Nearly Every Angle of St. Peter’s Basilica
And now I’m just going to mass post you with lovely pictures of the inside of St. Peter’s Basilica because it’s just too gorgeous not too. Honestly, I’ve actually not posted every shot I took, I’ve spared some of your precious time.
Greatest of All Churches
Designed principally by Donato Bramante, Michelangelo, Carlo Maderno and Gian Lorenzo Bernini. St. Peter’s is the most renowned work of Renaissance architecture and the largest church in the world. Now you see why it’s so grandiose! It has been described as “holding a unique position in the Christian world” and as “the greatest of all churches of Christendom”. Even if you aren’t religious, it’s truly an architectural marvel. For the movie buffs here, you may recognize this next area from the Angels and Demons film.
Always, always, always treat the place you visit with respect! I obeyed the rules about not showing my shoulders or knees while visiting. Do also make sure not to touch anything you’re not supposed to. That’s likely why this work or art has started to wear down.
The next image isn’t for those who don’t wish to see a dead body. It’s a bit macabre.

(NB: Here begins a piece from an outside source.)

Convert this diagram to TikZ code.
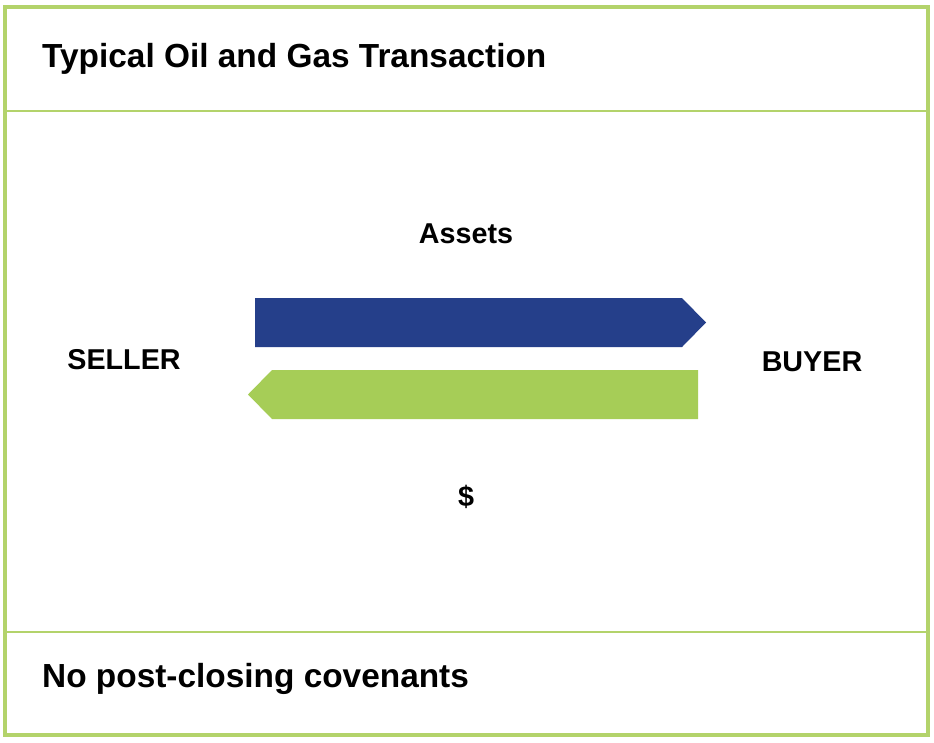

I’m not actually sure which Pope this is. I took photos of all of them but this one came out the best. The remains of many popes are buried in the interior of the basilica. The embalmed bodies of three Popes (Blessed John XXIII, Blessed Innocent XI, and St Pius X) are in glass coffins for public viewing. When John XXIII’s coffin was opened 38 years after his death, his body was practically intact. “A miracle,” some Italians declared, but without support from the Vatican authorities.